• **TASK GOAL**
Track down each line that has the word "this" and copy it.

• **SOURCE RECORDS**
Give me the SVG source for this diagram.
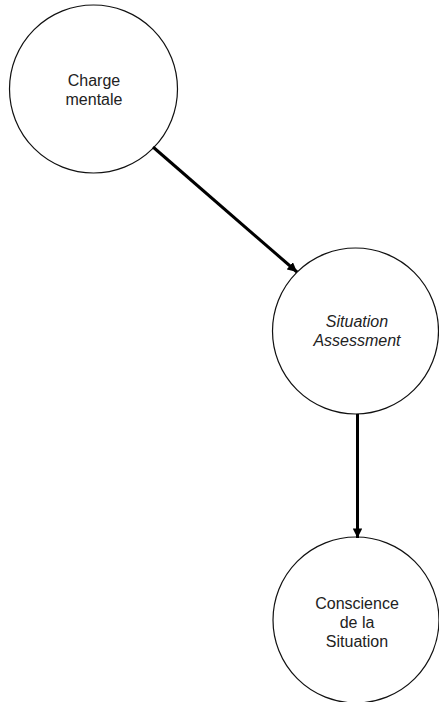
<svg xmlns="http://www.w3.org/2000/svg" width="439" height="702" viewBox="0 0 439 702">
<style>
.node{fill:#fff;stroke:#111;stroke-width:1.2}
.lbl{font-family:"Liberation Sans",Arial,sans-serif;font-size:16px;fill:#222;text-anchor:middle}
.edge{stroke:#000;stroke-width:3;fill:none}
</style>
<defs>
<marker id="ah" viewBox="0 0 10 10" refX="10" refY="5" markerWidth="3.2" markerHeight="3.2" orient="auto" markerUnits="strokeWidth">
<path d="M0,0 L10,5 L0,10 z" fill="#000"/>
</marker>
</defs>
<rect width="439" height="702" fill="#fff"/>
<g id="n1">
<circle class="node" cx="93.5" cy="89" r="84"/>
<text class="lbl" x="94" y="86">Charge</text>
<text class="lbl" x="94" y="105">mentale</text>
</g>
<g id="n2">
<circle class="node" cx="355.5" cy="331" r="83"/>
<text class="lbl" x="357" y="327" font-style="italic">Situation</text>
<text class="lbl" x="357" y="346" font-style="italic">Assessment</text>
</g>
<g id="n3">
<circle class="node" cx="356" cy="620" r="83"/>
<text class="lbl" x="357" y="609">Conscience</text>
<text class="lbl" x="357" y="628">de la</text>
<text class="lbl" x="357" y="647">Situation</text>
</g>
<g id="edges">
<line class="edge" x1="153" y1="147" x2="297" y2="272" marker-end="url(#ah)"/>
<line class="edge" x1="357.5" y1="414" x2="357.5" y2="538" marker-end="url(#ah)"/>
</g>
</svg>
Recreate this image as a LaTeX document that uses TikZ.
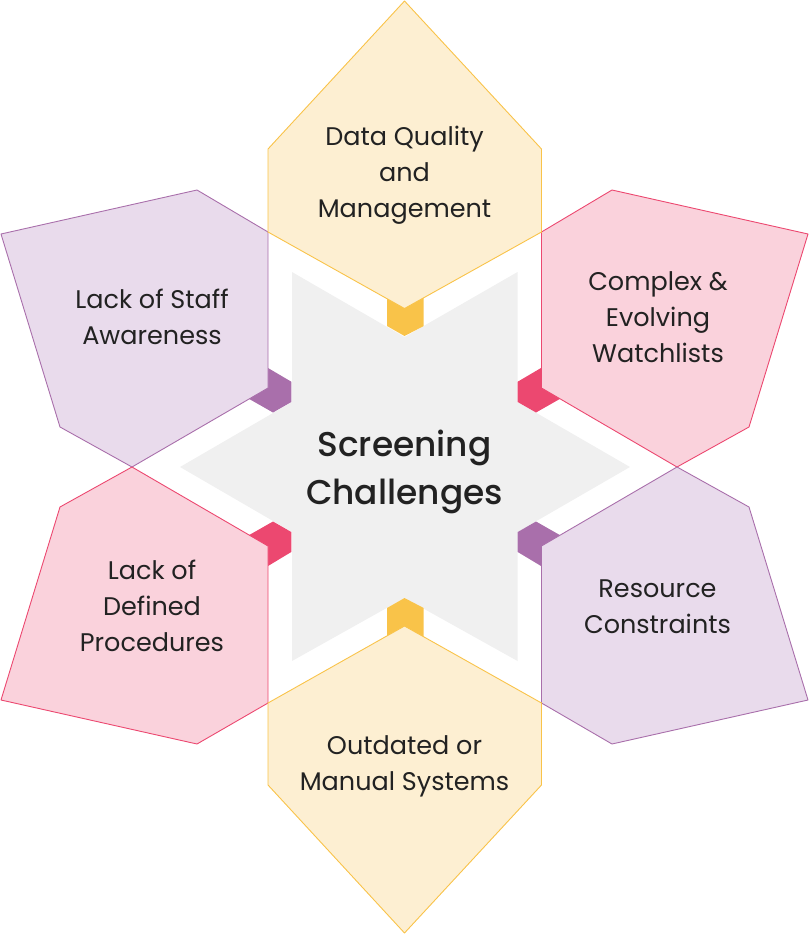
\documentclass[tikz,border=0pt]{standalone}
\usepackage{fontspec}
\setmainfont{Poppins}
\newfontfamily\medfont{Poppins Medium}
\definecolor{yfill}{HTML}{FDEFD2}
\definecolor{ystroke}{HTML}{F9C349}
\definecolor{pfill}{HTML}{FAD2DC}
\definecolor{pstroke}{HTML}{EC4870}
\definecolor{vfill}{HTML}{E9DBEC}
\definecolor{vstroke}{HTML}{A96FAB}
\definecolor{stargrey}{HTML}{F0F0F0}
\definecolor{ink}{HTML}{222222}
\tikzset{
  yellowpetal/.style={fill=yfill,draw=ystroke,line width=0.9pt,line join=round},
  pinkpetal/.style={fill=pfill,draw=pstroke,line width=0.9pt,line join=round},
  violetpetal/.style={fill=vfill,draw=vstroke,line width=0.9pt,line join=round},
  petaltext/.style={align=center,text=ink,inner sep=0pt,font=\fontsize{25.5}{36}\selectfont},
  centretext/.style={align=center,text=ink,inner sep=0pt,font=\medfont\fontsize{34.4}{48}\selectfont}
}
\begin{document}
\begin{tikzpicture}[x=1pt,y=-1pt]
\useasboundingbox (0,0) rectangle (809,934);
% star
\fill[stargrey] (292,272) -- (404.5,337) -- (517.5,272) -- (517.5,402) -- (630,467) -- (517.5,532) -- (517.5,661) -- (404.5,598) -- (292,661) -- (292,532) -- (180,467) -- (292,402) -- cycle;
% gems
\fill[ystroke] (404.5,336) -- (387,326) -- (387,295) -- (423.7,295) -- (423.7,326) -- cycle;
\fill[ystroke] (404.5,598) -- (387,608) -- (387,640) -- (423.7,640) -- (423.7,608) -- cycle;
\fill[pstroke] (517.7,381.7) -- (517.7,402) -- (536,412.5) -- (565,396) -- (541.5,367.7) -- cycle;
\fill[vstroke] (291.3,381.7) -- (291.3,402) -- (273,412.5) -- (244,396) -- (267.5,367.7) -- cycle;
\fill[vstroke] (517.7,552) -- (517.7,532) -- (536,521.5) -- (565,538) -- (541.5,566.3) -- cycle;
\fill[pstroke] (291.3,552) -- (291.3,532) -- (273,521.5) -- (244,538) -- (267.5,566.3) -- cycle;
% petals
\draw[pinkpetal] (541.5,232) -- (612,190) -- (808,234) -- (749,427) -- (677,467) -- (541.5,388) -- cycle;
\draw[violetpetal] (541.5,703) -- (612,744) -- (808,700) -- (749,507) -- (677,467) -- (541.5,546) -- cycle;
\draw[violetpetal] (268,232) -- (197,190) -- (1,234) -- (60,427) -- (132,467) -- (268,388) -- cycle;
\draw[pinkpetal] (268,703) -- (197,744) -- (1,700) -- (60,507) -- (132,467) -- (268,546) -- cycle;
\draw[yellowpetal] (404.5,1) -- (541.5,149) -- (541.5,232) -- (404.5,308.5) -- (268,232) -- (268,149) -- cycle;
\draw[yellowpetal] (404.5,933) -- (541.5,785) -- (541.5,703) -- (404.5,626) -- (268,703) -- (268,785) -- cycle;
% texts
\node[centretext] (centre) at (404.5,472) {Screening\\Challenges};
\node[petaltext] (quality) at (404.5,175) {Data Quality\\and\\Management};
\node[petaltext] (watch) at (658,317) {Complex \&\\Evolving\\Watchlists};
\node[petaltext] (resource) at (657.5,606.5) {Resource\\Constraints};
\node[petaltext] (outdated) at (404.5,766) {Outdated or\\Manual Systems};
\node[petaltext] (procedures) at (152,606) {Lack of\\Defined\\Procedures};
\node[petaltext] (staff) at (152,316.5) {Lack of Staff\\Awareness};
\end{tikzpicture}
\end{document}
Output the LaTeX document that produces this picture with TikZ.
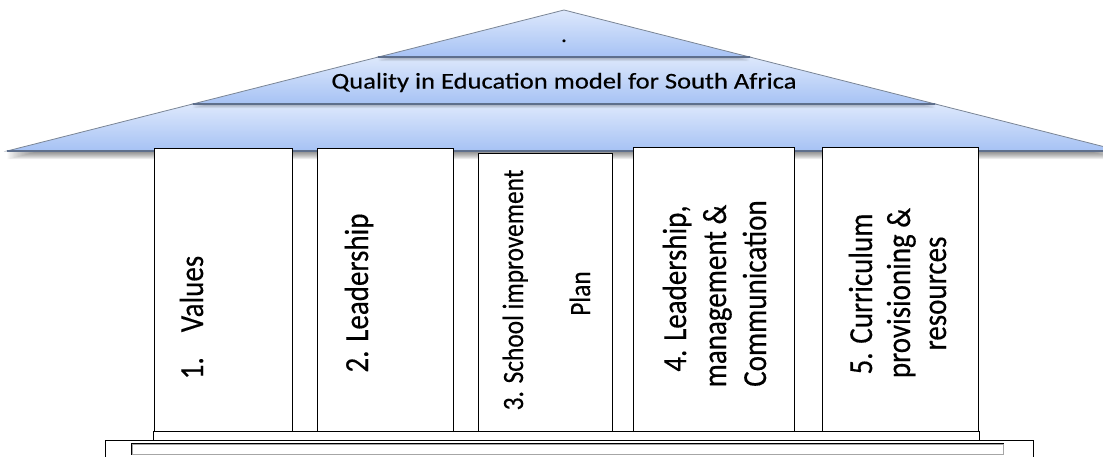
\documentclass[tikz,border=0pt]{standalone}
\usepackage{fontspec}
\setmainfont{Carlito}[FakeBold=0.4]
\usepackage{graphicx}
\definecolor{bandtop}{HTML}{DDE8FC}
\definecolor{bandbot}{HTML}{A6C2F4}
\definecolor{roofedge}{HTML}{7A8595}
\definecolor{bandline}{HTML}{5E6F8C}
\newcommand\colstretch[1]{\scalebox{1}[1.16]{#1}}
\begin{document}
\begin{tikzpicture}[x=1pt,y=-1pt,
  roofband/.style={top color=bandtop, bottom color=bandbot, draw=roofedge, line width=0.8pt},
  sepline/.style={draw=bandline, line width=1.8pt},
  pillar/.style={draw=black, fill=white, line width=1.4pt, inner sep=0pt, anchor=north west},
  stepbox/.style={draw=black, fill=white, line width=1.4pt},
  vlabel/.style={rotate=90, anchor=base, inner sep=0pt, font=\fontsize{29}{35}\selectfont},
  vsmall/.style={rotate=90, anchor=base, inner sep=0pt, font=\fontsize{25.4}{30}\selectfont},
]
\useasboundingbox (0,0) rectangle (1103,456);
\clip (0,0) rectangle (1103,456);

% roof: three stacked bands of a pyramid
\def\bandC{(192.7,104) -- (935.3,104) -- (1121,151) -- (7,151) -- cycle}
\def\bandB{(378.35,57) -- (749.65,57) -- (935.3,104) -- (192.7,104) -- cycle}
\def\bandA{(564,10) -- (749.65,57) -- (378.35,57) -- cycle}

% soft shadow under the roof
\foreach \d in {1,...,8}{
  \begin{scope}[shift={(0,\d)}]
    \fill[black, opacity=0.07] (192.7,104) -- (935.3,104) -- (1121,151) -- (7,151) -- cycle;
  \end{scope}
}
\path[roofband] \bandC;
\foreach \d in {1,...,4}{
  \begin{scope}[shift={(0,\d)}]
    \fill[black, opacity=0.07] (378.35,57) -- (749.65,57) -- (935.3,104) -- (192.7,104) -- cycle;
  \end{scope}
}
\path[roofband] \bandB;
\foreach \d in {1,...,4}{
  \begin{scope}[shift={(0,\d)}]
    \fill[black, opacity=0.07] (564,10) -- (749.65,57) -- (378.35,57) -- cycle;
  \end{scope}
}
\path[roofband] \bandA;
\draw[sepline] (378.35,57) -- (749.65,57);
\draw[sepline] (192.7,104) -- (935.3,104);
\draw[draw=bandline, line width=1.2pt] (7,151) -- (1121,151);

\node[anchor=base, inner sep=0pt, font=\fontsize{22}{26}\selectfont] (dot) at (564,42) {.};
\node[anchor=base, inner sep=0pt, font=\fontsize{22.5}{26}\selectfont] (title) at (564,88.5)
  {\scalebox{1.18}[1]{Quality in Education model for South Africa}};

% pillars
\node[pillar, minimum width=138pt, minimum height=283pt] (p1) at (154,148) {};
\node[pillar, minimum width=136pt, minimum height=283pt] (p2) at (317,148) {};
\node[pillar, minimum width=134pt, minimum height=278pt] (p3) at (478,153) {};
\node[pillar, minimum width=161pt, minimum height=284pt] (p4) at (633,147) {};
\node[pillar, minimum width=156pt, minimum height=284pt] (p5) at (822,147) {};

% pillar labels
\node[vlabel] (t1) at (203,317.5) {\colstretch{1.\hspace{25pt}Values}};
\node[vlabel] (t2) at (368,293) {\colstretch{2. Leadership}};
\node[vsmall] (t3a) at (523,290) {\colstretch{3. School improvement}};
\node[vsmall] (t3b) at (590,293.5) {\colstretch{Plan}};
\node[vlabel] (t4a) at (686,288.5) {\colstretch{4. Leadership,}};
\node[vlabel] (t4b) at (726,296) {\colstretch{management \&}};
\node[vlabel] (t4c) at (766,293.5) {\colstretch{Communication}};
\node[vlabel] (t5a) at (872,294) {\colstretch{5. Curriculum}};
\node[vlabel] (t5b) at (910,293) {\colstretch{provisioning \&}};
\node[vlabel] (t5c) at (946,293.5) {\colstretch{resources}};

% base steps
\node[stepbox, anchor=north west, inner sep=0pt, minimum width=826pt, minimum height=9pt] (step1) at (153,431) {};
\node[stepbox, anchor=north west, inner sep=0pt, minimum width=928pt, minimum height=40pt] (step2) at (105,440) {};
\node[stepbox, anchor=north west, inner sep=0pt, minimum width=872pt, minimum height=11pt] (step3) at (131,443) {};
\draw[gray!70, line width=0.6pt] ([shift={(1.6pt,-1.6pt)}]step3.north west) rectangle ([shift={(-1.6pt,1.6pt)}]step3.south east);
\end{tikzpicture}
\end{document}
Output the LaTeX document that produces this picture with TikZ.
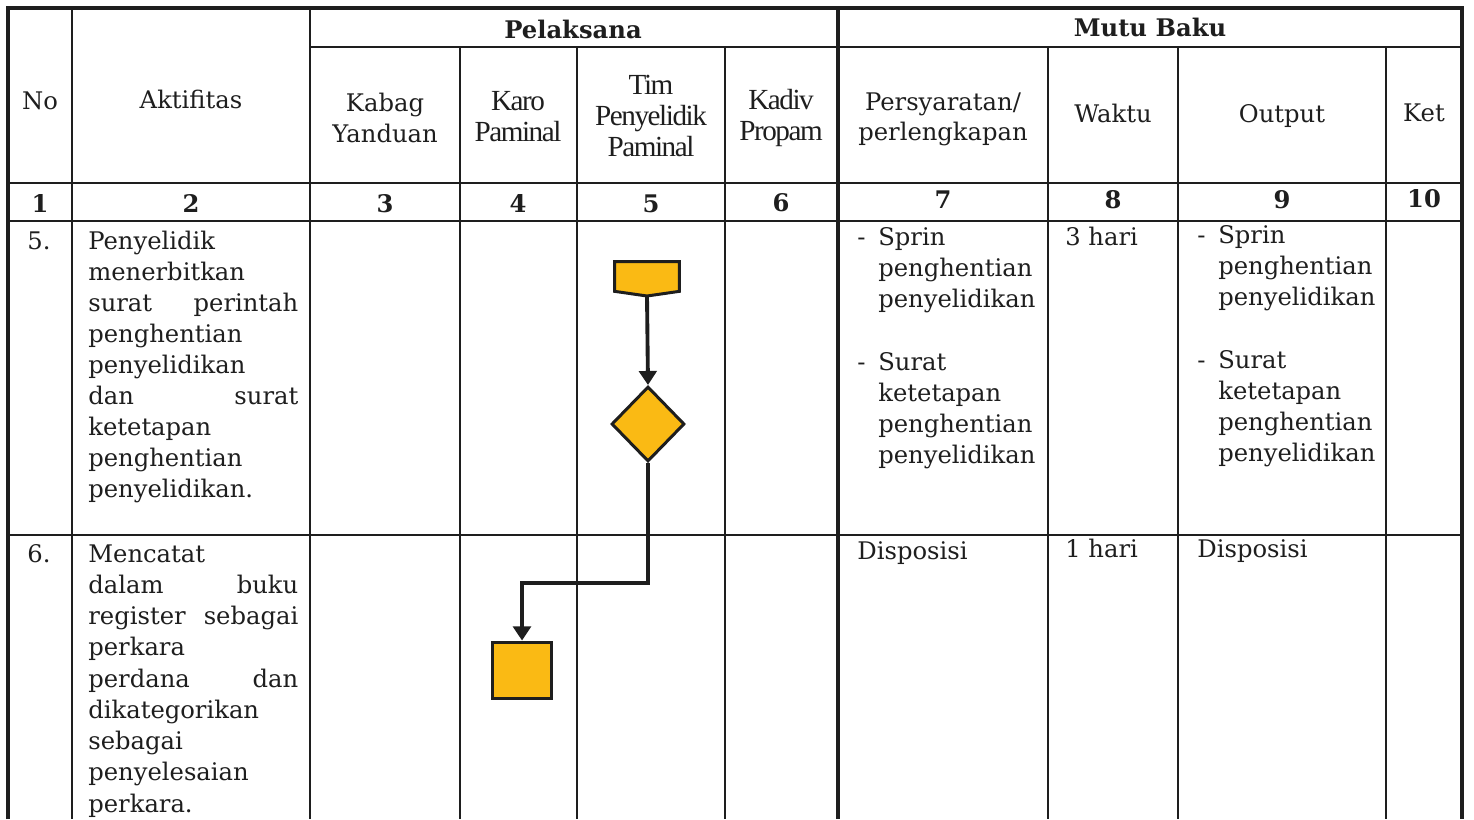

• **FINISHED EXERCISE**
Give me the SVG source for this diagram.
Recreate this image as a LaTeX document that uses TikZ.
Output the LaTeX document that produces this picture with TikZ.
Output the LaTeX document that produces this picture with TikZ.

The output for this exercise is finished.